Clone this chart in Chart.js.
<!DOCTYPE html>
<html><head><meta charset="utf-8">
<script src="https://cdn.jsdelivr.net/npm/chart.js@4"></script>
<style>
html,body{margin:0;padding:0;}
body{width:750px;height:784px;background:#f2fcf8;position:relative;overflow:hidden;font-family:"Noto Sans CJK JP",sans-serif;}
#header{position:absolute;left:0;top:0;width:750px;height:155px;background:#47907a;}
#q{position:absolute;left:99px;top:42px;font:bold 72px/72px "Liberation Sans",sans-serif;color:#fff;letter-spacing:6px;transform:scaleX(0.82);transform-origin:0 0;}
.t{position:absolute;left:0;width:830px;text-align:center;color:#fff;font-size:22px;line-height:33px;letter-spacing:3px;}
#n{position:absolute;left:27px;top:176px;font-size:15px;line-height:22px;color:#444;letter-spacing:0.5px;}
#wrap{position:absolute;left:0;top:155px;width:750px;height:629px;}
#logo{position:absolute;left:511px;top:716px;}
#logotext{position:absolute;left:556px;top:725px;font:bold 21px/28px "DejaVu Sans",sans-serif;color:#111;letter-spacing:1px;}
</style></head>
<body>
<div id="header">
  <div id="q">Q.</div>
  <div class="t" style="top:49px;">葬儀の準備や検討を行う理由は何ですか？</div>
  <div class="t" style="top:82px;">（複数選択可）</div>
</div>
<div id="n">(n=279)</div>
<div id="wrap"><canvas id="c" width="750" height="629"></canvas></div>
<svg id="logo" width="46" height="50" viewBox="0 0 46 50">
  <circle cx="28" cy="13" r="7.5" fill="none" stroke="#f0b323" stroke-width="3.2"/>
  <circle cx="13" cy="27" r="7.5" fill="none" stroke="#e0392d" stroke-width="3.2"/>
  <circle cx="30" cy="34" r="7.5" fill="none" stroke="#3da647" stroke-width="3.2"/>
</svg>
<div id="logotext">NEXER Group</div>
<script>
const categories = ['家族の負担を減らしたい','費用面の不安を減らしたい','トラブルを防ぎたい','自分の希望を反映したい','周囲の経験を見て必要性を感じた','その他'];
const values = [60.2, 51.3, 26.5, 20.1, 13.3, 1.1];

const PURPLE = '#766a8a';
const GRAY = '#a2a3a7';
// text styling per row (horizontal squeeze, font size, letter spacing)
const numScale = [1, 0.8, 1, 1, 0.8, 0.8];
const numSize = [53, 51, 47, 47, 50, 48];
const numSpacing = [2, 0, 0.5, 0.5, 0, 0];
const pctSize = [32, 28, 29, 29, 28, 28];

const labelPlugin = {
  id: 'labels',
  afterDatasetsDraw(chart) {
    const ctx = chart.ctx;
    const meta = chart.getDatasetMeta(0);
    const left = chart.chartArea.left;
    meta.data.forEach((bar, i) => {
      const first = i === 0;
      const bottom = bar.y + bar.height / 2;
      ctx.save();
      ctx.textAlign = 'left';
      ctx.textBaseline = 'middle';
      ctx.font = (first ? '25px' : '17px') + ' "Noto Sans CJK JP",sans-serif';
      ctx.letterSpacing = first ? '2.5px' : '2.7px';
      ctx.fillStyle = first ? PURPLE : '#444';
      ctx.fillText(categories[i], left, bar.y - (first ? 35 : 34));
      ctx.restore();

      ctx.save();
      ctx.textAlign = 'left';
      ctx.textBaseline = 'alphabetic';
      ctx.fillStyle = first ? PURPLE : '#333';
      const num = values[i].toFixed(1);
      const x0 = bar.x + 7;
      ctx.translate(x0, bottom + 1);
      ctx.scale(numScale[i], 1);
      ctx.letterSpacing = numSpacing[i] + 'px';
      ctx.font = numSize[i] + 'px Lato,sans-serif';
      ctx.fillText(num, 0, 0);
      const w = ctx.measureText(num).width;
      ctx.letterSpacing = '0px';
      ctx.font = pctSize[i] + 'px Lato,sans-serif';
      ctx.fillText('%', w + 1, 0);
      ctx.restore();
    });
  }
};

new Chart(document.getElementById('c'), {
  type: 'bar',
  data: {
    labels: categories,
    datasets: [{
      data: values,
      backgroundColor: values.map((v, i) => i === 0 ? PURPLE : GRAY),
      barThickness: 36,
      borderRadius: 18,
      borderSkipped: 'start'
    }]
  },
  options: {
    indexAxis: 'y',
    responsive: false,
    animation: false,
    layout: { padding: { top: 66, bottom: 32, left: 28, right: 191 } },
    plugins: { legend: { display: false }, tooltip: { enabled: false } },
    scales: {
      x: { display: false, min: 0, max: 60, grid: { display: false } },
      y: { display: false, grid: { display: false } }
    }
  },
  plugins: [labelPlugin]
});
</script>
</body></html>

* **WHAT IS ASKED**:
From the listing above, reproduce all the lines exactly.

* **RESULT FOR THIS TASK**:
Clone this chart in Chart.js.
<!DOCTYPE html>
<html><head><meta charset="utf-8">
<script src="https://cdn.jsdelivr.net/npm/chart.js@4"></script>
<style>
html,body{margin:0;padding:0;}
body{width:750px;height:784px;background:#f2fcf8;position:relative;overflow:hidden;font-family:"Noto Sans CJK JP",sans-serif;}
#header{position:absolute;left:0;top:0;width:750px;height:155px;background:#47907a;}
#q{position:absolute;left:99px;top:42px;font:bold 72px/72px "Liberation Sans",sans-serif;color:#fff;letter-spacing:6px;transform:scaleX(0.82);transform-origin:0 0;}
.t{position:absolute;left:0;width:830px;text-align:center;color:#fff;font-size:22px;line-height:33px;letter-spacing:3px;}
#n{position:absolute;left:27px;top:176px;font-size:15px;line-height:22px;color:#444;letter-spacing:0.5px;}
#wrap{position:absolute;left:0;top:155px;width:750px;height:629px;}
#logo{position:absolute;left:511px;top:716px;}
#logotext{position:absolute;left:556px;top:725px;font:bold 21px/28px "DejaVu Sans",sans-serif;color:#111;letter-spacing:1px;}
</style></head>
<body>
<div id="header">
  <div id="q">Q.</div>
  <div class="t" style="top:49px;">葬儀の準備や検討を行う理由は何ですか？</div>
  <div class="t" style="top:82px;">（複数選択可）</div>
</div>
<div id="n">(n=279)</div>
<div id="wrap"><canvas id="c" width="750" height="629"></canvas></div>
<svg id="logo" width="46" height="50" viewBox="0 0 46 50">
  <circle cx="28" cy="13" r="7.5" fill="none" stroke="#f0b323" stroke-width="3.2"/>
  <circle cx="13" cy="27" r="7.5" fill="none" stroke="#e0392d" stroke-width="3.2"/>
  <circle cx="30" cy="34" r="7.5" fill="none" stroke="#3da647" stroke-width="3.2"/>
</svg>
<div id="logotext">NEXER Group</div>
<script>
const categories = ['家族の負担を減らしたい','費用面の不安を減らしたい','トラブルを防ぎたい','自分の希望を反映したい','周囲の経験を見て必要性を感じた','その他'];
const values = [60.2, 51.3, 26.5, 20.1, 13.3, 1.1];

const PURPLE = '#766a8a';
const GRAY = '#a2a3a7';
// text styling per row (horizontal squeeze, font size, letter spacing)
const numScale = [1, 0.8, 1, 1, 0.8, 0.8];
const numSize = [53, 51, 47, 47, 50, 48];
const numSpacing = [2, 0, 0.5, 0.5, 0, 0];
const pctSize = [32, 28, 29, 29, 28, 28];

const labelPlugin = {
  id: 'labels',
  afterDatasetsDraw(chart) {
    const ctx = chart.ctx;
    const meta = chart.getDatasetMeta(0);
    const left = chart.chartArea.left;
    meta.data.forEach((bar, i) => {
      const first = i === 0;
      const bottom = bar.y + bar.height / 2;
      ctx.save();
      ctx.textAlign = 'left';
      ctx.textBaseline = 'middle';
      ctx.font = (first ? '25px' : '17px') + ' "Noto Sans CJK JP",sans-serif';
      ctx.letterSpacing = first ? '2.5px' : '2.7px';
      ctx.fillStyle = first ? PURPLE : '#444';
      ctx.fillText(categories[i], left, bar.y - (first ? 35 : 34));
      ctx.restore();

      ctx.save();
      ctx.textAlign = 'left';
      ctx.textBaseline = 'alphabetic';
      ctx.fillStyle = first ? PURPLE : '#333';
      const num = values[i].toFixed(1);
      const x0 = bar.x + 7;
      ctx.translate(x0, bottom + 1);
      ctx.scale(numScale[i], 1);
      ctx.letterSpacing = numSpacing[i] + 'px';
      ctx.font = numSize[i] + 'px Lato,sans-serif';
      ctx.fillText(num, 0, 0);
      const w = ctx.measureText(num).width;
      ctx.letterSpacing = '0px';
      ctx.font = pctSize[i] + 'px Lato,sans-serif';
      ctx.fillText('%', w + 1, 0);
      ctx.restore();
    });
  }
};

new Chart(document.getElementById('c'), {
  type: 'bar',
  data: {
    labels: categories,
    datasets: [{
      data: values,
      backgroundColor: values.map((v, i) => i === 0 ? PURPLE : GRAY),
      barThickness: 36,
      borderRadius: 18,
      borderSkipped: 'start'
    }]
  },
  options: {
    indexAxis: 'y',
    responsive: false,
    animation: false,
    layout: { padding: { top: 66, bottom: 32, left: 28, right: 191 } },
    plugins: { legend: { display: false }, tooltip: { enabled: false } },
    scales: {
      x: { display: false, min: 0, max: 60, grid: { display: false } },
      y: { display: false, grid: { display: false } }
    }
  },
  plugins: [labelPlugin]
});
</script>
</body></html>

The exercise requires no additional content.